## START Material provided
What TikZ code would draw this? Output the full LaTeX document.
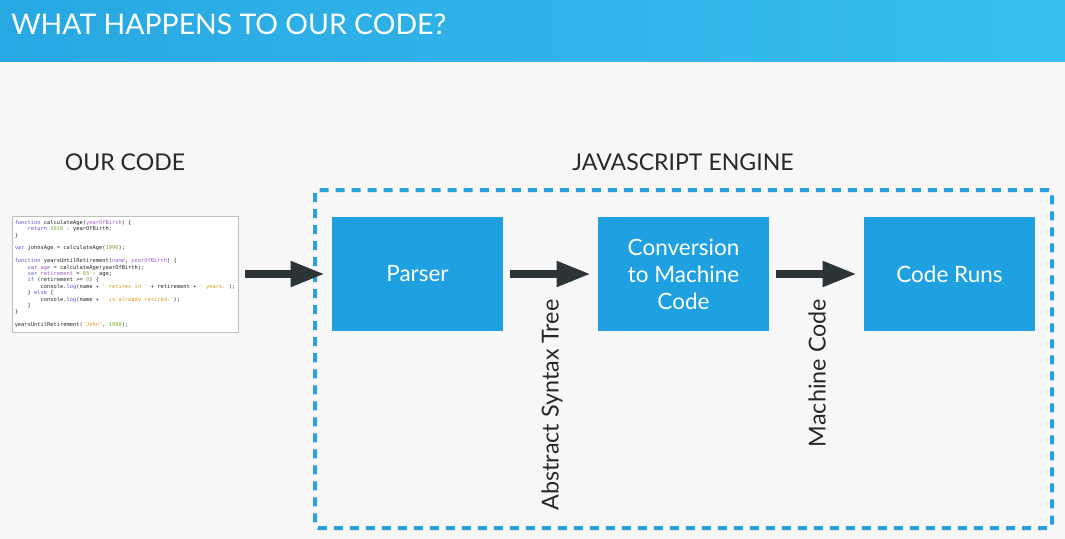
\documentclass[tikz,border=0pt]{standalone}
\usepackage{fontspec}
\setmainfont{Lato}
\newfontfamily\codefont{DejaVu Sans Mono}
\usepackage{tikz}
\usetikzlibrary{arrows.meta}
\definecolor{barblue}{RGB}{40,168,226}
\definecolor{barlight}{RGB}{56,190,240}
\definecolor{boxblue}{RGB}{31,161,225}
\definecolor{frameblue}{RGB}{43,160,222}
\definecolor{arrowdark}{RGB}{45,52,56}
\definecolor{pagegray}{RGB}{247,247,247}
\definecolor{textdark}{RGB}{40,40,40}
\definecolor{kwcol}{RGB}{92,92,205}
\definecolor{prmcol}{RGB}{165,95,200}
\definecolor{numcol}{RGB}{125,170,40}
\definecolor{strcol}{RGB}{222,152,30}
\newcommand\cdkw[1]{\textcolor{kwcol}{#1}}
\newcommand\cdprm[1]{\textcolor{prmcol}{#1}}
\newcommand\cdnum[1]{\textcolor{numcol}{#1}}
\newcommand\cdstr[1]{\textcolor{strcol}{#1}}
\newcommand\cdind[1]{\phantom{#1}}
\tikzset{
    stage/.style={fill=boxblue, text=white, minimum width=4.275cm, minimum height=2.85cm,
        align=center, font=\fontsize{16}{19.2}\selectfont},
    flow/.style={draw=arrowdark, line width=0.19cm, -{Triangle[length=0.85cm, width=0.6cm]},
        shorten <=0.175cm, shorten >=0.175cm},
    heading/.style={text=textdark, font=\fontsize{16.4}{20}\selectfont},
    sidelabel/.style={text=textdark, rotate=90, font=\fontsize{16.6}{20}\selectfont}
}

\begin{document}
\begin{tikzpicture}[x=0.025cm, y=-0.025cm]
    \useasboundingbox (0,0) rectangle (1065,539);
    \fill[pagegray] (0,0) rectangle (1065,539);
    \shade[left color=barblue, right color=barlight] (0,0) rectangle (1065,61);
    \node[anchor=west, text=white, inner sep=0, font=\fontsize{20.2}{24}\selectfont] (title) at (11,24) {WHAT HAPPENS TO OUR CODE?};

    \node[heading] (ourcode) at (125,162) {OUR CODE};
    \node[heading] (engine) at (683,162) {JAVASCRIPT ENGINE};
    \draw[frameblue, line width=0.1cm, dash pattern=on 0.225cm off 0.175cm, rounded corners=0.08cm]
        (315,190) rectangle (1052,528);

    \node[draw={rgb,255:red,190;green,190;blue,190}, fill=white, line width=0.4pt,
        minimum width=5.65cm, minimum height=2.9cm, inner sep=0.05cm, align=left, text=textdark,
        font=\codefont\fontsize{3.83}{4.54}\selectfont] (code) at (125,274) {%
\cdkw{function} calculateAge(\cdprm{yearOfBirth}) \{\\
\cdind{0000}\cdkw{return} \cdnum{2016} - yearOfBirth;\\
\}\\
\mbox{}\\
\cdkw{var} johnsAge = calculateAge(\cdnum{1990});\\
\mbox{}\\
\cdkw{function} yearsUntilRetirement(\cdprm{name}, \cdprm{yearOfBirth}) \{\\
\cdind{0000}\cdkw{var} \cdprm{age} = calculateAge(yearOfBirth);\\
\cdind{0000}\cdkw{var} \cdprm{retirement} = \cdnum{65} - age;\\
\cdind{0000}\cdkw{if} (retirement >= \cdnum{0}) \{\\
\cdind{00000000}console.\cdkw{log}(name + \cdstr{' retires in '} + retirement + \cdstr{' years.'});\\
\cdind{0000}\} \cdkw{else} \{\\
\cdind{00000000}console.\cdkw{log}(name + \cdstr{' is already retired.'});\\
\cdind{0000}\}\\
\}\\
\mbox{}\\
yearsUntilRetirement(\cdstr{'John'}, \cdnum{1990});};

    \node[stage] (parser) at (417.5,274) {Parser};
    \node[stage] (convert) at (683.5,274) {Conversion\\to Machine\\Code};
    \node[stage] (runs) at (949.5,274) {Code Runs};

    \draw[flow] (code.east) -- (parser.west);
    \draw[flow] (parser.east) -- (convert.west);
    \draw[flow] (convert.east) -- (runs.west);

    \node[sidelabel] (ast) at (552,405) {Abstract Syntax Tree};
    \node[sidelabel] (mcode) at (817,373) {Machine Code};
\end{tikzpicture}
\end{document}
## END Material provided
__Problem__.
Show each line of the data that contains the string "draw".

__The output__.
What TikZ code would draw this? Output the full LaTeX document.
    flow/.style={draw=arrowdark, line width=0.19cm, -{Triangle[length=0.85cm, width=0.6cm]},
    \draw[frameblue, line width=0.1cm, dash pattern=on 0.225cm off 0.175cm, rounded corners=0.08cm]
    \node[draw={rgb,255:red,190;green,190;blue,190}, fill=white, line width=0.4pt,
    \draw[flow] (code.east) -- (parser.west);
    \draw[flow] (parser.east) -- (convert.west);
    \draw[flow] (convert.east) -- (runs.west);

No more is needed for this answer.